Every line that contains the word "Python" should be copied.

Data for processing:
====================
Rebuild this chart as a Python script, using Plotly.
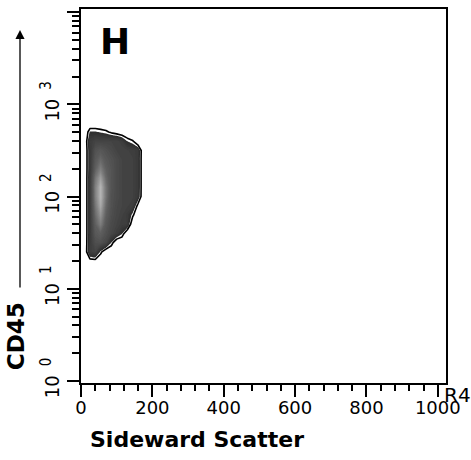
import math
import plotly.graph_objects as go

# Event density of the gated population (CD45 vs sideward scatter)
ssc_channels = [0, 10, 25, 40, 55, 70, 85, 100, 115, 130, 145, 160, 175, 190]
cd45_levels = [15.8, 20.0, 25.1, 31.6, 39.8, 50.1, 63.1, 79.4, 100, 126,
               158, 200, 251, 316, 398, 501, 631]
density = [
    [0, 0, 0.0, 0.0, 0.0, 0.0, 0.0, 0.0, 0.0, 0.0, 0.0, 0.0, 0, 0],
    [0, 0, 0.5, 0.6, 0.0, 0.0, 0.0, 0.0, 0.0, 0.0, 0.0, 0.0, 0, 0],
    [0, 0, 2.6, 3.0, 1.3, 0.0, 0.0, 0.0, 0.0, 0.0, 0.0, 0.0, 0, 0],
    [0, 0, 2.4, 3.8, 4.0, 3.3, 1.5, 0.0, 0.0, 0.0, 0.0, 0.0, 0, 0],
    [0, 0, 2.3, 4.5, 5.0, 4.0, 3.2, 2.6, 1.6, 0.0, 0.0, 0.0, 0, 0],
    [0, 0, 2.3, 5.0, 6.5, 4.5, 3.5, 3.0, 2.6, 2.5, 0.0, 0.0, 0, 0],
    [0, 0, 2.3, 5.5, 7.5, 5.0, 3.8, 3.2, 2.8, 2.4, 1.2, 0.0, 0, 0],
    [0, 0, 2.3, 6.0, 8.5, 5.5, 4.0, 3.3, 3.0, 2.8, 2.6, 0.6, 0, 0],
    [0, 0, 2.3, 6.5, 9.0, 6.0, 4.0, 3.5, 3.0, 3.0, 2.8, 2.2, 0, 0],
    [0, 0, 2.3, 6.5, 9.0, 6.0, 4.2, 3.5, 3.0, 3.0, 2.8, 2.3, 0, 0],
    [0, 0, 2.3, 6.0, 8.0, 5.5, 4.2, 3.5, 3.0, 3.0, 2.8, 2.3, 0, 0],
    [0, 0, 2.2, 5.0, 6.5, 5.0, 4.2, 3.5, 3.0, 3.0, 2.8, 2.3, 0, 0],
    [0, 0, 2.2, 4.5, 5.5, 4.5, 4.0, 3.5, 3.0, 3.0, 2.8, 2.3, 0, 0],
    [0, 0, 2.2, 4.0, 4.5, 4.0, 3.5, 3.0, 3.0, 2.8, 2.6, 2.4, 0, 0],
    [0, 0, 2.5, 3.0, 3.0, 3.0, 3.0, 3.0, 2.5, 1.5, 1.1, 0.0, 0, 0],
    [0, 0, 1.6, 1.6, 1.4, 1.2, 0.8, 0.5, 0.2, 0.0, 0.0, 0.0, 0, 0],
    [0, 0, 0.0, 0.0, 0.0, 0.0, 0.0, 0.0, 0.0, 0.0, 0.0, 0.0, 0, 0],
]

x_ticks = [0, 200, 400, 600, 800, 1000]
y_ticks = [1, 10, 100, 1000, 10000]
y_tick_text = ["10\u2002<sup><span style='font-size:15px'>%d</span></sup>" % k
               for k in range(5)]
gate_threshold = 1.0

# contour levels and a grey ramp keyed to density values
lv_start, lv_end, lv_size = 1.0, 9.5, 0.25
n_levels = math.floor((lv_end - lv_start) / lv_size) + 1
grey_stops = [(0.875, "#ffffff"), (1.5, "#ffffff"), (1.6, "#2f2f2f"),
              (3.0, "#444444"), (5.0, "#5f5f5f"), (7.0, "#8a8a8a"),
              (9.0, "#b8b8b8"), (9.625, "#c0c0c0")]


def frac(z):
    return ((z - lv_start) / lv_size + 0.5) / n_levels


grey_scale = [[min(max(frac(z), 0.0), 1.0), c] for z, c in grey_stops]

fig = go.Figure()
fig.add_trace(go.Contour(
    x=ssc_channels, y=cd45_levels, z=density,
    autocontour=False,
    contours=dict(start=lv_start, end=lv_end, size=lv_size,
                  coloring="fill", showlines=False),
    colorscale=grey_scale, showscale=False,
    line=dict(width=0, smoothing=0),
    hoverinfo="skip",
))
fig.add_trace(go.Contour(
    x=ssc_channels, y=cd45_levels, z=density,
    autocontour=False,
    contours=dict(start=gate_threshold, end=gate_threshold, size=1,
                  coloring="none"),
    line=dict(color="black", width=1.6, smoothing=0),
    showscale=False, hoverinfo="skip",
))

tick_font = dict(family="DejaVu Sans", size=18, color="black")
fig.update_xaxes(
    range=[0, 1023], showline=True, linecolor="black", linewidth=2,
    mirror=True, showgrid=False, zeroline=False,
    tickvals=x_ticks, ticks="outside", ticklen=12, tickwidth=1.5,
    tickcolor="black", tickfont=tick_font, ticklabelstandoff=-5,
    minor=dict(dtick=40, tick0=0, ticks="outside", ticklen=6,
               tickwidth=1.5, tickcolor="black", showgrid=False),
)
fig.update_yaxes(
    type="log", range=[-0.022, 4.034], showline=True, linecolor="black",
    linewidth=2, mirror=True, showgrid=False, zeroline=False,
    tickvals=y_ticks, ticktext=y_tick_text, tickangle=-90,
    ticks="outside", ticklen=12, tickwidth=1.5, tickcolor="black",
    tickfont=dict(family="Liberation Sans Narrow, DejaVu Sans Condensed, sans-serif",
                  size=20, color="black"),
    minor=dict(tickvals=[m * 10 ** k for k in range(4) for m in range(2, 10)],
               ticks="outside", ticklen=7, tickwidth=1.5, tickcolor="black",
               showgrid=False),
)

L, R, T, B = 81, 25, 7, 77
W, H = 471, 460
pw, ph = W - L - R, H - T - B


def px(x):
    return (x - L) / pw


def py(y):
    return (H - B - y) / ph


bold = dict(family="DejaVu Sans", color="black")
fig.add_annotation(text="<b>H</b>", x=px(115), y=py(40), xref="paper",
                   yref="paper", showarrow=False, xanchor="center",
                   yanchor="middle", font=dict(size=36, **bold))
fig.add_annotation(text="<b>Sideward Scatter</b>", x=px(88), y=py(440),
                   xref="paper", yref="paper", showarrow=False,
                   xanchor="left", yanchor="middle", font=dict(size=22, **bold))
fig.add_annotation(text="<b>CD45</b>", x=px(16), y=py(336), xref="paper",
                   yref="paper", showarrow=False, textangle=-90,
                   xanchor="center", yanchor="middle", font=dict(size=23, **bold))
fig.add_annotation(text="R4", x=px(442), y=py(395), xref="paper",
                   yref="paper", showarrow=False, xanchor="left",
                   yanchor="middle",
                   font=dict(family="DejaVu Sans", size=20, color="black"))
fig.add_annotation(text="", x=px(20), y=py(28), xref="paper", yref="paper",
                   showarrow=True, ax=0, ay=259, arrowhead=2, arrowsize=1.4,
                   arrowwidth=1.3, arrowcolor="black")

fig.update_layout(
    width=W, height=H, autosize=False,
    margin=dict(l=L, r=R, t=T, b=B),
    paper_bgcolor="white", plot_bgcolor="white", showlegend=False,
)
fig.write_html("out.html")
====================
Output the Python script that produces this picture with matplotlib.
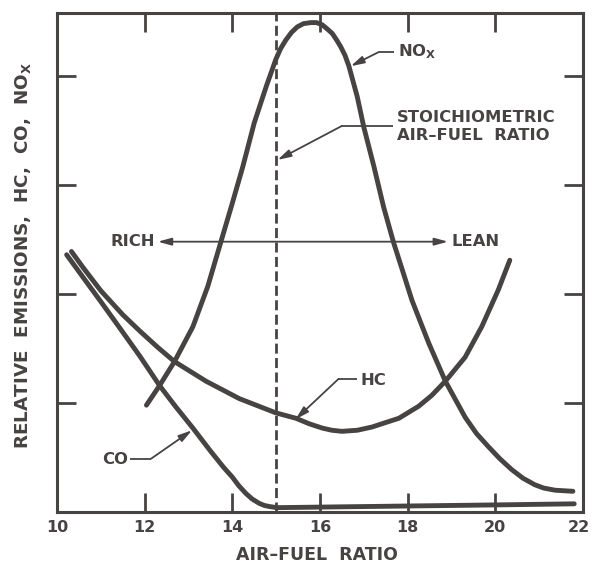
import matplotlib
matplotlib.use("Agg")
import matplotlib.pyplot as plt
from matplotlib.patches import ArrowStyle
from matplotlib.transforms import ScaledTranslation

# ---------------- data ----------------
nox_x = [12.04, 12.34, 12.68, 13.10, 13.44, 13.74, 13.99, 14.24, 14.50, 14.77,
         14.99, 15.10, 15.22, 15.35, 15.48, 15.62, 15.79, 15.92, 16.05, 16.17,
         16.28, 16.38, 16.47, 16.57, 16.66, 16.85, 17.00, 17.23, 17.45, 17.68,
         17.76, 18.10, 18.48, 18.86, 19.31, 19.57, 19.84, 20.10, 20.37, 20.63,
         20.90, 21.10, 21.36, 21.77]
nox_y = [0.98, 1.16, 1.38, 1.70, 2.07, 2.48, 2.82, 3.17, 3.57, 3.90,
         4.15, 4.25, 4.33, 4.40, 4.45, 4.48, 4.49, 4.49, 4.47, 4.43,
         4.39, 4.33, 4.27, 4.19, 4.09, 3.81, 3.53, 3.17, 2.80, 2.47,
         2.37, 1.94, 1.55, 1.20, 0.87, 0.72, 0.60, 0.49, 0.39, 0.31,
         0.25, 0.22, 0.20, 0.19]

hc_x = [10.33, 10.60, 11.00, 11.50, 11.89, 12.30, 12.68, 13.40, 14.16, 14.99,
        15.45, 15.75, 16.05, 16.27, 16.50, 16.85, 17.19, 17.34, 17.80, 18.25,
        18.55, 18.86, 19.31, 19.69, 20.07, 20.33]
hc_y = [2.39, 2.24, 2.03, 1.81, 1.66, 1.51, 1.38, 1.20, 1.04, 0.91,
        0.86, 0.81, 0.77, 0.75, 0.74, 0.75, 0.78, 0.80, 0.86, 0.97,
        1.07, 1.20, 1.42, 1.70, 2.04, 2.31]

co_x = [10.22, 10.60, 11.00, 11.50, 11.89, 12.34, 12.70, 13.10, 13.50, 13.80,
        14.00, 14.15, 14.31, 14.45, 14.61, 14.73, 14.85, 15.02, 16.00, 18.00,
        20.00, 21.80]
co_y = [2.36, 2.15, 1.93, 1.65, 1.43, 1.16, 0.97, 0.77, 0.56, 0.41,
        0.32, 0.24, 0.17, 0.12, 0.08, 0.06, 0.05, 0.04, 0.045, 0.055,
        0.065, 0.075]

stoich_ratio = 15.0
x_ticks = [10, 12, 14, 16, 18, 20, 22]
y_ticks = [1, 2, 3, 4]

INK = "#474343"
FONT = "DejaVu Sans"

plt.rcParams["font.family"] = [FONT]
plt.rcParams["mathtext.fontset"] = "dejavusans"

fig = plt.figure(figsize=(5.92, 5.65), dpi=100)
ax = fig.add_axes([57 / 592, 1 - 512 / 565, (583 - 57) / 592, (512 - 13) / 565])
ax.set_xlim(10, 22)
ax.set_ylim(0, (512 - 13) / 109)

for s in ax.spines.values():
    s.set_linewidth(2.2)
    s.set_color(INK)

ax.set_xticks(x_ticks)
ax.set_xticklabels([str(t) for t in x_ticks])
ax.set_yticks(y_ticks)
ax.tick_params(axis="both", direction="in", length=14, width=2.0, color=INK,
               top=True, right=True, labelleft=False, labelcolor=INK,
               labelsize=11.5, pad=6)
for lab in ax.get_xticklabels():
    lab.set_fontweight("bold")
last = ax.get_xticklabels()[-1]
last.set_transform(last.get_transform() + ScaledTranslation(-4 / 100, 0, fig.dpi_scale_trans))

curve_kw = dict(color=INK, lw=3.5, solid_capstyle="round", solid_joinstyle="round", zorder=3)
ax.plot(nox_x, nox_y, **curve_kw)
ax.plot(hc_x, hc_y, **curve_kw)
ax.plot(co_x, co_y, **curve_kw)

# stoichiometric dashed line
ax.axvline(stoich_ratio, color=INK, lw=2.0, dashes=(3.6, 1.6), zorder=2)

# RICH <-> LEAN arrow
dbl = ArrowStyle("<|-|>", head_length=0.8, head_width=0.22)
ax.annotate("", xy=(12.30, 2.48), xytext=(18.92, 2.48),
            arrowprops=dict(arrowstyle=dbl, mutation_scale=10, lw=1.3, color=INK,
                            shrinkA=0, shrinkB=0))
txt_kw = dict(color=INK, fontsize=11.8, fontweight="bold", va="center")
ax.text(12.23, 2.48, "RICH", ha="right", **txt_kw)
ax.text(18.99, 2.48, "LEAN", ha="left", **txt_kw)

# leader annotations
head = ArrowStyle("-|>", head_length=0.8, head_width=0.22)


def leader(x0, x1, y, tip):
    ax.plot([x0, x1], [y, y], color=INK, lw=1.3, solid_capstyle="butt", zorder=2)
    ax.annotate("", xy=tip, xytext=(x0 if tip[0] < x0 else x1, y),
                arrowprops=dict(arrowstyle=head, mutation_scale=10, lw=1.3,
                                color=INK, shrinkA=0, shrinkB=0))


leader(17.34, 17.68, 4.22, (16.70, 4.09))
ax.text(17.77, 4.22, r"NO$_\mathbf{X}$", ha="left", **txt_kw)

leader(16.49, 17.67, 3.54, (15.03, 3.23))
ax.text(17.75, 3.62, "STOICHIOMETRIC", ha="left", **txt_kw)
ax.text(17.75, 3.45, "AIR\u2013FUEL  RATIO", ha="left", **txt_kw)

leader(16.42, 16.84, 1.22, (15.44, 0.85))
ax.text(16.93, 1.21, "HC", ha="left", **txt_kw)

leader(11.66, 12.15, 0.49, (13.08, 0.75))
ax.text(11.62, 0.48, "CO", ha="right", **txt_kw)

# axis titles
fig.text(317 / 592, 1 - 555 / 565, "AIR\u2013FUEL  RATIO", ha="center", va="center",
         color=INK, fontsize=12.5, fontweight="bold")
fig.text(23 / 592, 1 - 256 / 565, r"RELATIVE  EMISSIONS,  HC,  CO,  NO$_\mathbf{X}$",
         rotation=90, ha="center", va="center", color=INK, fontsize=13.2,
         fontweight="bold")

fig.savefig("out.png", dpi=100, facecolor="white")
====================
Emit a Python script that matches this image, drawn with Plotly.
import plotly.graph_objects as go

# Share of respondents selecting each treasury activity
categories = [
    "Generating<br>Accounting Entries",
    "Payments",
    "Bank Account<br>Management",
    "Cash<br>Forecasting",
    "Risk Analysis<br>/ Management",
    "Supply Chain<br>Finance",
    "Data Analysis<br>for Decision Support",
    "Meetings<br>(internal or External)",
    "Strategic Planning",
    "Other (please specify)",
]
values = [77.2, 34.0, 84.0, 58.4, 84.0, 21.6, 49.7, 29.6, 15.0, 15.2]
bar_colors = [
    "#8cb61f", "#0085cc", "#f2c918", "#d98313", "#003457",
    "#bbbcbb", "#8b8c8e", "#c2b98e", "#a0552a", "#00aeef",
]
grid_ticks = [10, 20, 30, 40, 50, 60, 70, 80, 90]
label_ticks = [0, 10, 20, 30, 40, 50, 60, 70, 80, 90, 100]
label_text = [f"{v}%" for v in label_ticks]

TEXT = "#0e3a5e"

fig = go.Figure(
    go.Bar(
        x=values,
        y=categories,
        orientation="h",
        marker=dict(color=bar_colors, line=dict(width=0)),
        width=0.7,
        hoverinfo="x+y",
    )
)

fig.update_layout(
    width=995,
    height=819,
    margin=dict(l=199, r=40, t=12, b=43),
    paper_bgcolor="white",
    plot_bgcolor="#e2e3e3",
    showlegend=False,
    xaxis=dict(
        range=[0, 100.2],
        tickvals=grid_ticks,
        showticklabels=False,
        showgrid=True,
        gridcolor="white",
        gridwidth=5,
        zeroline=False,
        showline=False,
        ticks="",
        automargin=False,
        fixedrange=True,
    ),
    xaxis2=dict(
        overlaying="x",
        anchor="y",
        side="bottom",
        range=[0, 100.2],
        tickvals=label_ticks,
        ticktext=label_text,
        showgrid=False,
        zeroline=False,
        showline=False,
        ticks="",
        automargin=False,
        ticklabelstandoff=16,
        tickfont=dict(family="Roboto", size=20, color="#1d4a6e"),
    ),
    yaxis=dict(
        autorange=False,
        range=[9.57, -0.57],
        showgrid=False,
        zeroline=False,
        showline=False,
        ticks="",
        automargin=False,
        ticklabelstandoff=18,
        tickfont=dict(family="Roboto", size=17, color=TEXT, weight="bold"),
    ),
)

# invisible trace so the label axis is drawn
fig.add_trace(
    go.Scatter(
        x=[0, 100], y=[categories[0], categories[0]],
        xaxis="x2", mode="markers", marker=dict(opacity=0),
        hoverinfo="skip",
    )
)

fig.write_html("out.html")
====================
Exercise output:
Rebuild this chart as a Python script, using Plotly.
Output the Python script that produces this picture with matplotlib.
Emit a Python script that matches this image, drawn with Plotly.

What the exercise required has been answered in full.